Very nice here, even Pink’s Mother would have appreciated the apparent phsycological safety, ignoring all the current realities “out there” beyond the Wall. But, maybe next time I escape, I should take along some of those little pills they feed me. Something to do with OCD they say, whatever that is.
This thread will deterioate into informed speaker choices in the relevant section, but the background can be handled here. It will be a pseudo-scientific, self-serving babble about frequencies, harmonics, speaker response curves and equalizer tests, all easily debunked by the reality that all of the best science never sounds lekker to our ears when plugged in. But I needed to know.
I have been playing exclusively in a small box of about 4 x 5 x 3.5 meters, filled with flat-fronted furniture to break most of the wall surfaces, with only the bed and narrow run of curtains as “soft” surfaces. I play with the amp close at hand, spaced less than a meter from the rear wall, facing towards where the thousands of enthusiastic fans would be screaming support. Alas, even in my imagination, they run screaming, with hands clasped over their ears, from the building. With the amp facing “away” I obviously cannot get the best sound effect, but that is the reality of my physical situation. Cabinet with long speaker leads coming up.
Many moons ago I decided to buy a 40 Watt valve amp, thinking that the current 15 Watt transistor amp is slightly not enough. Should have bought a 15 Watt valve amp. Which I did, recently, using the big amp’s 12 inch driver as a cabinet. Which does not allow me to “tame” all my guitars. I have either too sharp treble or muddled sounds or too much bass and midrange boost sustain (yeah, that is electric guitar for you), and cannot get away from shrill, ear-piercing trebles at volume, even with humbuckers. Traditional bedroom playing might be about “soft”, but really, some volume is required to make the right sounds, yes?
My old amp is a small, cheap, eight inch speaker combination, and after adding some more back panel to it, it does OK. Merely OK. I can get most of my not-the-same guitars to sound almost OK with it.

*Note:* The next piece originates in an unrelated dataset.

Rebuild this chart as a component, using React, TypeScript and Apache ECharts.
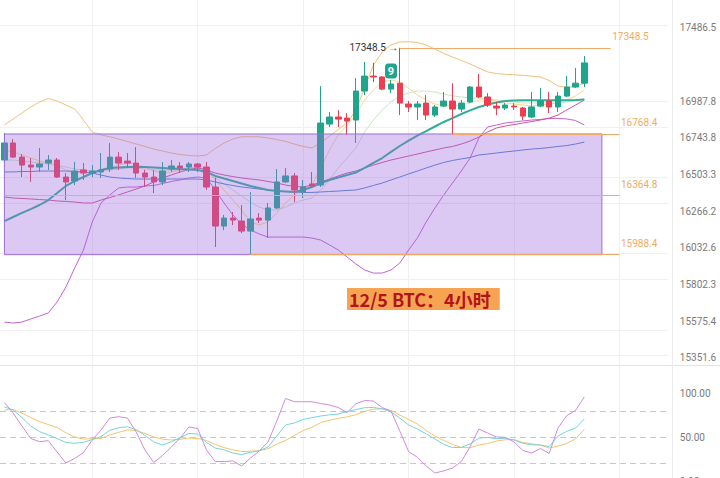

Maybe need to open the back a bit more. Everybody says Valves is where it is at, and bigger speakers sing better. I went that way. But, I cannot get the sound. I have come to suspect that speaker size has a big influence on the perceived sound quality in my rather cramped room.
The internet is filled with “fit this pickup” “add that tone mod” “vary that cap on the cathode resistor” and “raise your pickup and lower the pole pieces”. It seems there is a small group out there that would recommend changing your amp/speaker before buying “better” (more, and yet more?) pickups.
To experiment with what I have, I connected the small valve amp to the small speaker of the small solid state, and, yes, it makes a huge difference. Who would have guessed? It lacks a bit of imagination with the pointy monster, but works a treat with the Strat-alike single coiled guitar. I already bought speakers for upgrading the small bedroom amp, cabinet-izing the new valve amp, and for to a new amp yet-to-be-built project, after going through the price/spec/sensitivity/size/frequency response options. Realizing that all the internet hype about bigger speakers might not have been aimed towards my situation, now what?
(No replies about auditioning all the options at the store, a) I cannot physically do so b) The store is not my normal playing box c) The store will not have all the options I would like to test.)
I also realise that speakers on their own does not do it, they have to be paired with the “right” amp, amplifying the “right” guitar with the “right” pickups set just so, with the “right” pots and caps, and strings, and practised fingers and playing style and string attack, and so forth. And they need to be in the (dramatic music here) right cabinet. Of which nobody can tell you what is correct. Open back, closed, ported, vented, stuffed, tilted, raised, tuned, 4 x X” and 2 x Y” and more opinions about dimensions that string choices. I will try a semi-closed open back system first, easy to vary open area. Easy to test the effect of damping material on the inside. I am not going to dig into exploring the tonal characteristics of various types of cheap wood. Or the effect of the cabinet finish/colour on the mid-trebles. I started cutting wood for the first cabinet today.